Sergej Alekseyevich Larin (Sergejus Larinas; Сергей Алексеевич Ларин; March 9, 1956 – January 13, 2008) was one of a number of operatic tenors from the former Soviet Union to achieve success in the West. His vocal talent was acknowledged by some of the world's leading conductors including Riccardo Muti, Claudio Abbado, James Levine and Zubin Mehta. Larin was also a recitalist, with several programs of songs preserved on disc.

Larin was born in Daugavpils, Latvia. After completing a degree in French philology in Gorky and undergoing voice training in Lithuania under the Lithuanian tenor Virgilijus Noreika, he made his debut at the Lithuanian Opera and Ballet Theatre in 1981, singing Alfredo in La Traviata.
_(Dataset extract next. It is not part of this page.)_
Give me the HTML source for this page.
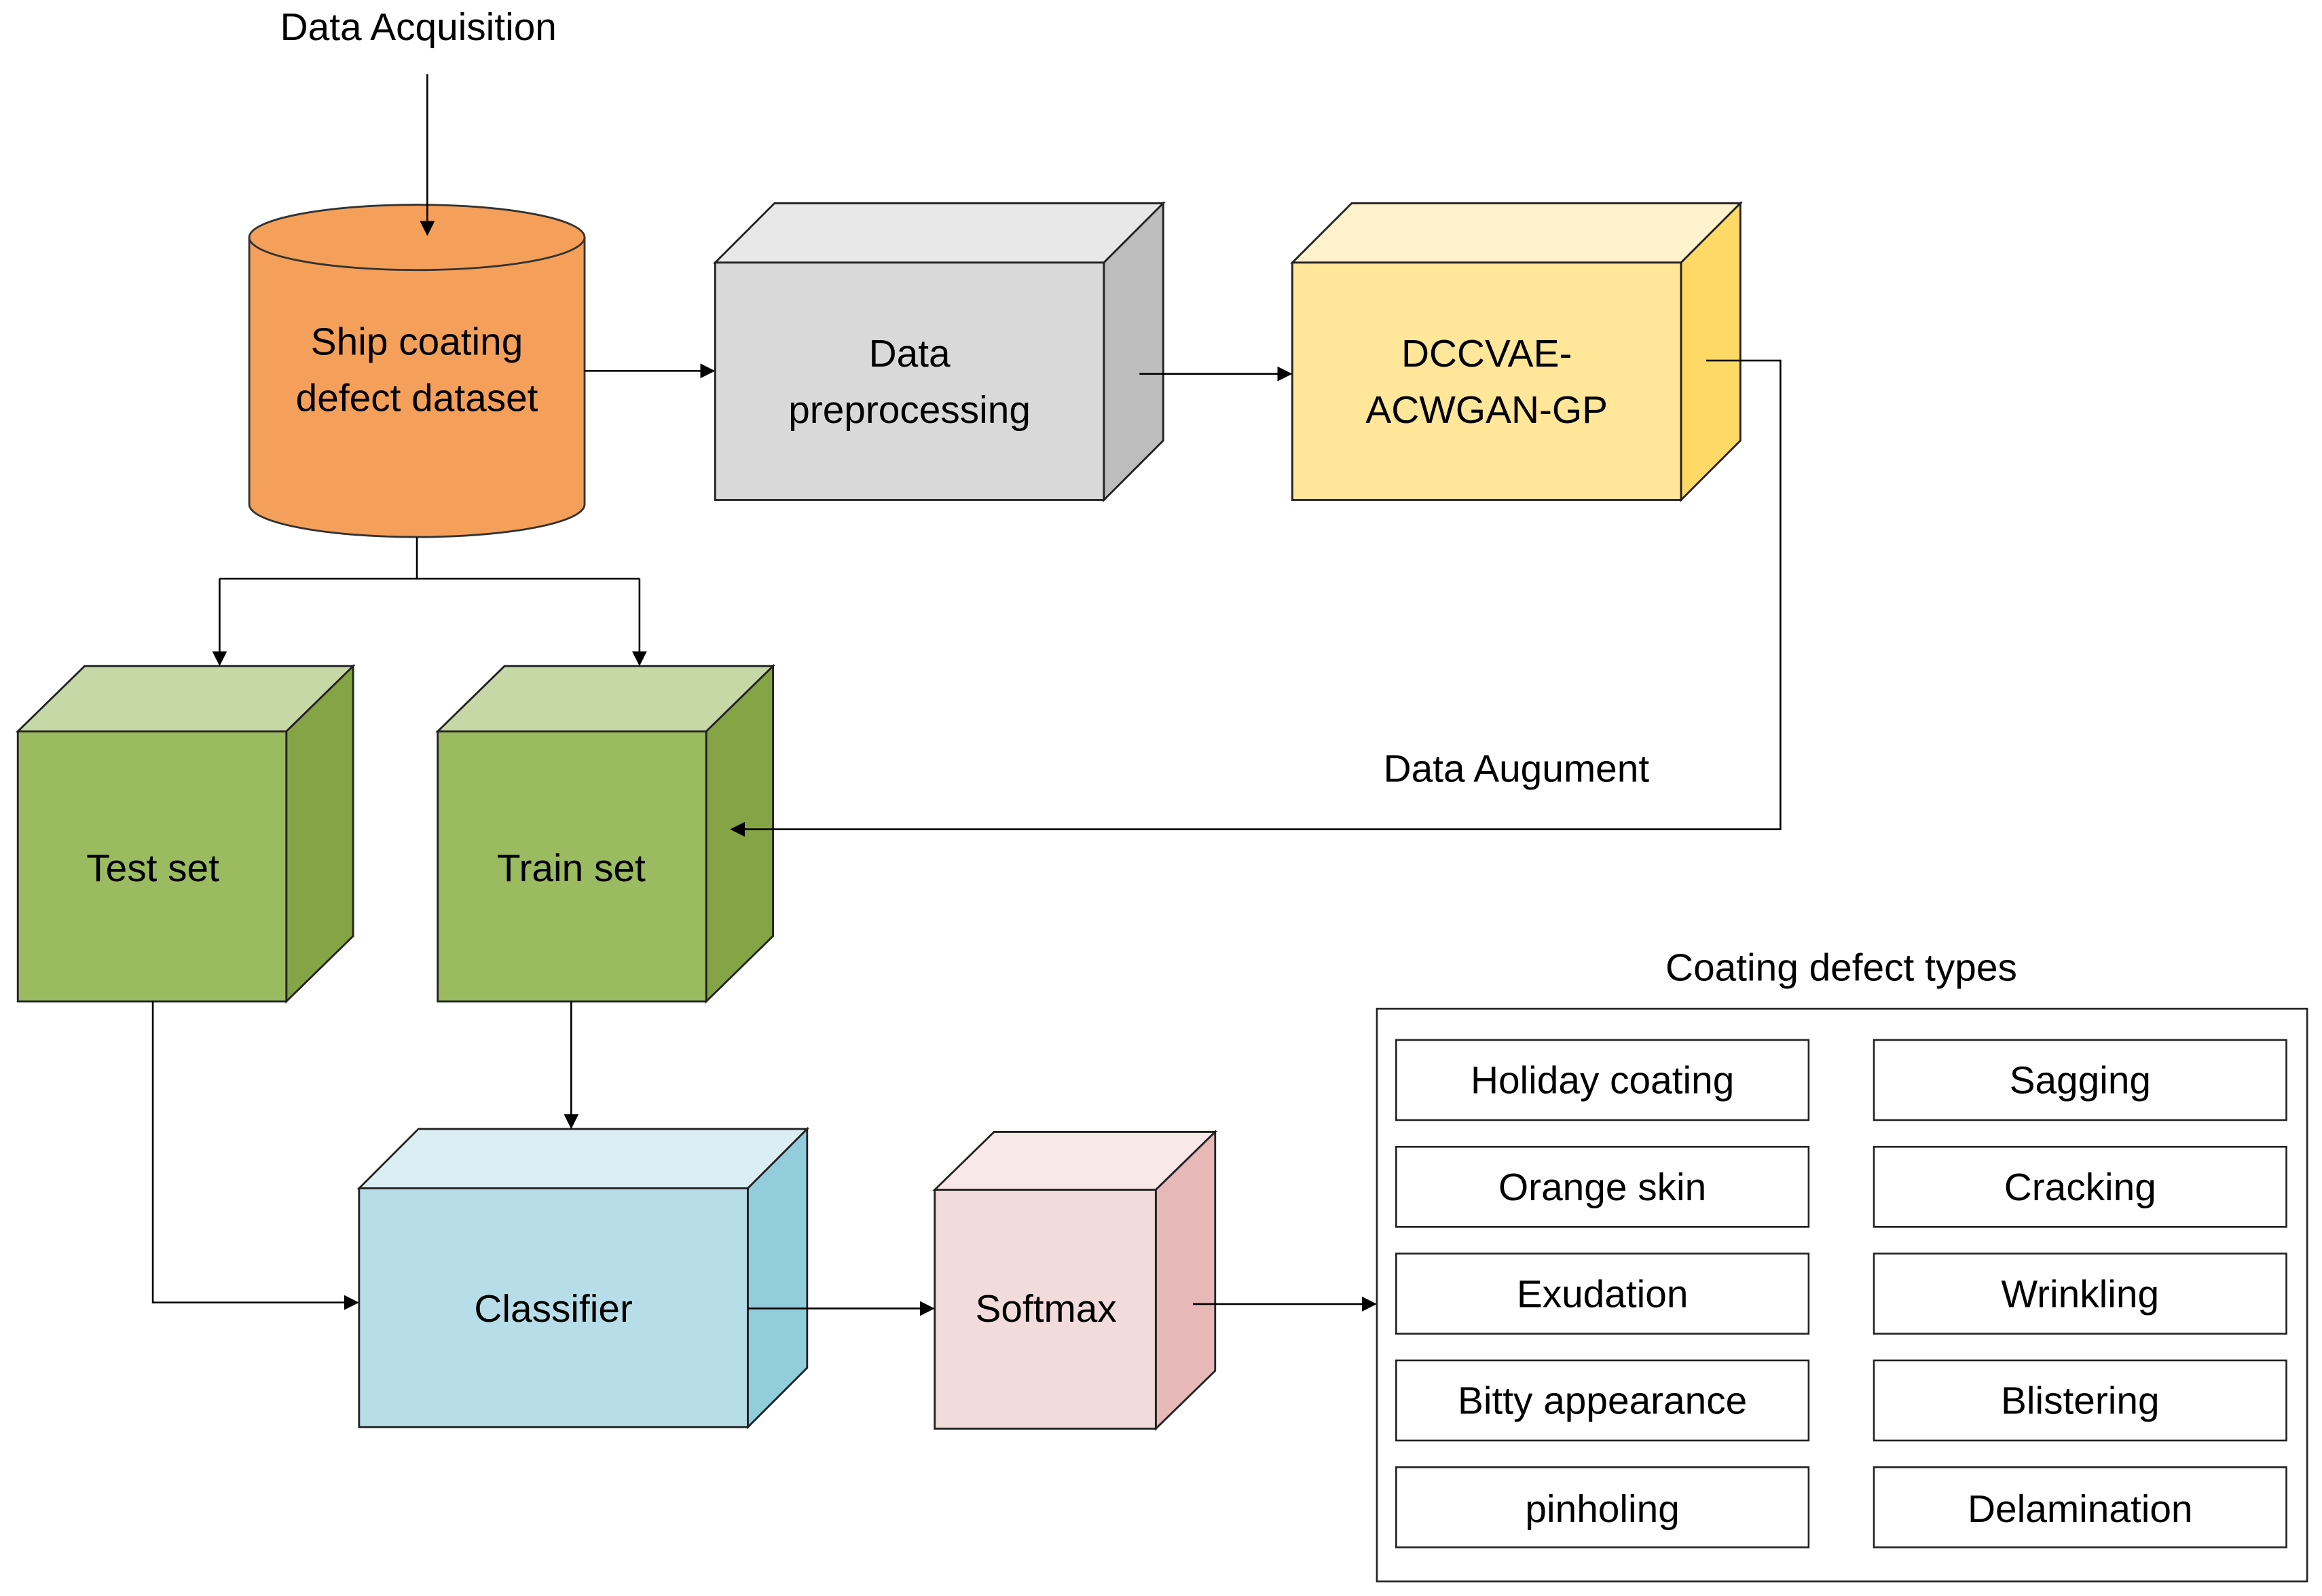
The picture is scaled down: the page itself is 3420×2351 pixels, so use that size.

After nearly a decade of performances at various Soviet venues, Larin made his debut in the West. Larin's international career started after he signed a contract with the Slovak National Theatre and moved to Slovakia, following which he made a debut at the Vienna State Opera. His Covent Garden debut took place in 1991, where he sang Don José in Bizet's Carmen, while Cavaradossi in Puccini's Tosca served for his debuts at both Paris and the Metropolitan Opera. His later roles at the Met included Don Jose in "Carmen", Pinkerton in "Madama Butterfly", Dmitri in "Boris Godunov" and Don Alvaro in "La forza del destino".

The prevailingly lyric impact of his strong tenor made him the choice for important Russian roles at several theatres. His experience with Boris Godunov began with the Fool, took him next to the role of the wily Shuisky, and finally to the False Dmitri I. The Metropolitan Opera heard his first performances of the Pretender when the Kirov visited in 1992. In 1994, Larin sang Dmitri with Claudio Abbado at the Salzburg Festival (the performance was recorded). Salzburg audiences heard Larin's rendition of Don Carlos in 1998. Larin also performed as Calaf in a production of Puccini's Turandot mounted in China and recorded, video-taped, and distributed globally.

His Andrei in Neeme Järvi's recording of Tchaikovsky's Mazeppa placed him in the company of Sergei Leiferkus, Galina Gorchakova, Anatoly Kotcherga, and Larissa Diadkova, the top post-Soviet singers in the 1990s. He also performed as Sergei in Shostakovich's Lady Macbeth of the Mtsensk District.

Larin recorded several discs of Russian songs for the Chandos label, exploring Rachmaninov and Tchaikovsky in discs entirely devoted to their works and offering another recital devoted to songs of "The Mighty Handful" (Rimsky-Korsakov, Cui, Balakirev, Borodin, and Mussorgsky) as well as two discs of miscellany, including Medtner, Gretchaninov, Rubinstein, and Kalinnikov. His accompanist in the project was Eleonora Bekova.

He died in Bratislava, Slovakia from illness, aged 51.